What other narratives are suggested by these poetic but somber nocturnal
images? Hido understands that by photographing the houses at night, he
propels them into a particularly poignant and charged space. Night urges
the viewer to a different understanding of the subject. The uncanny glow
of the streetlights that barely illuminate the street may suggest the
possibility of something unwholesome. The fact that Hido often photographs
abandoned houses implies further anxiety and instability. In Untitled
#2419 an old truck is backlit on a dark street next to a ramshackle
fence. It indicates a human presence, but a ghostly and ephemeral one,
as if the truck has been urgently and recently discarded in this foreboding
neighborhood. The light coming from behind the truck suggests the headlights
of an oncoming vehicle, perhaps a hopeful sign in an otherwise uncertain
night. Everything in the photograph suggests civic decay, poverty, and
unwantedness in another abandoned place; to walk down the uneven sidewalk
may be dangerous.
Hido's photographs embody seemingly opposite ideas and places such as
inside and out, presence and absence, private and public, darkness and
light. The darkness surrounding a house heightens the effect of the
light radiating from within the house. The distance from which Hido
photographs the house charges the scene with either loneliness or confrontation.
The unpeopled landscape around the house is underlined by the interior
light, and the private interiority of the home spills out into the night.
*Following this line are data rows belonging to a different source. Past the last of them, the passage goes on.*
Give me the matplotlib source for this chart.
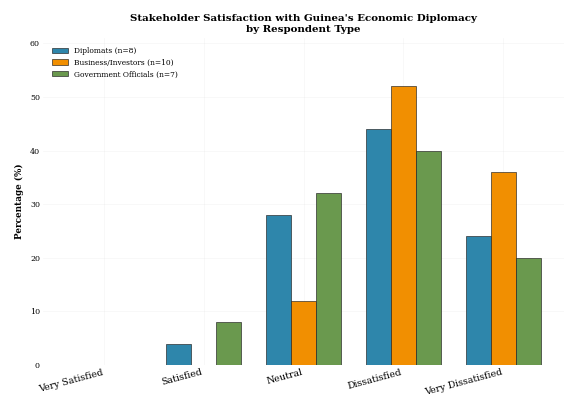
import numpy as np
import matplotlib
matplotlib.use("Agg")
import matplotlib.pyplot as plt

plt.rcParams['font.family'] = 'DejaVu Serif'

categories = ['Very Satisfied', 'Satisfied', 'Neutral', 'Dissatisfied', 'Very Dissatisfied']
diplomats = [0, 4, 28, 44, 24]
business = [0, 0, 12, 52, 36]
government = [0, 8, 32, 40, 20]
series_labels = ['Diplomats (n=8)', 'Business/Investors (n=10)', 'Government Officials (n=7)']
colors = ['#2E86AB', '#F18F01', '#6A994E']

fig = plt.figure(figsize=(10, 7), dpi=57)
ax = fig.add_axes([0.075, 0.085, 0.915, 0.82])

x = np.arange(len(categories))
w = 0.25
for i, (vals, lab) in enumerate(zip([diplomats, business, government], series_labels)):
    ax.bar(x + (i - 1) * w, vals, w, label=lab, color=colors[i],
           edgecolor='#222222', linewidth=0.8)

ax.set_xticks(x)
ax.set_xticklabels(categories, rotation=15, ha='right', fontsize=12)
ax.set_ylim(0, 61)
ax.set_yticks(range(0, 61, 10))
ax.tick_params(axis='y', labelsize=10, length=0)
ax.tick_params(axis='x', length=0)
ax.set_ylabel('Percentage (%)', fontsize=11, fontweight='bold', labelpad=8)
ax.set_title("Stakeholder Satisfaction with Guinea's Economic Diplomacy\nby Respondent Type",
             fontsize=13, fontweight='bold', pad=8)
for s in ax.spines.values():
    s.set_visible(False)
ax.grid(True, color='#dddddd', alpha=0.3, linewidth=0.8)
ax.set_axisbelow(True)
ax.legend(loc='upper left', fontsize=9.5, frameon=False, handlelength=2.2,
          borderaxespad=0.8)

fig.savefig('out.png', dpi=57)
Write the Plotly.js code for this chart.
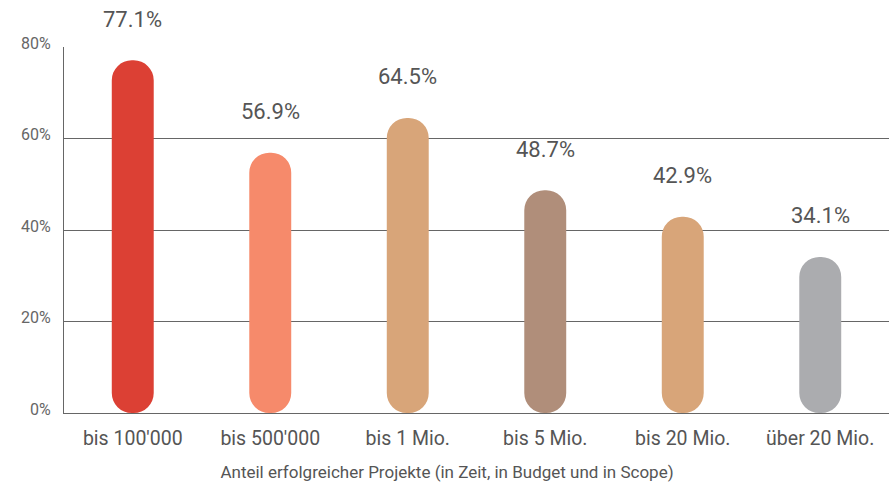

Nocturnal photography has a relatively long and discursive history. As
early as 1847 a St. Louis photographer recorded lightning on a daguerreotype
plate. However, as a photographic practice it didn't take root until about
the 1890s. By the late 19th and early 20th century, photographers such
as Edward Steichen and Alfred Stieglitz found particular interest in the
nighttime city as subject, expanding the domain of nocturnal photography
to embrace conceptual ideologies. (1) More than a century later, Todd
Hido's nocturnal investigations of the places in which people live and
from which they leave through various social, psychological, and economic
circumstances, participate in and expand upon the ongoing photographic
dialogue of the physical and psychological effects of night.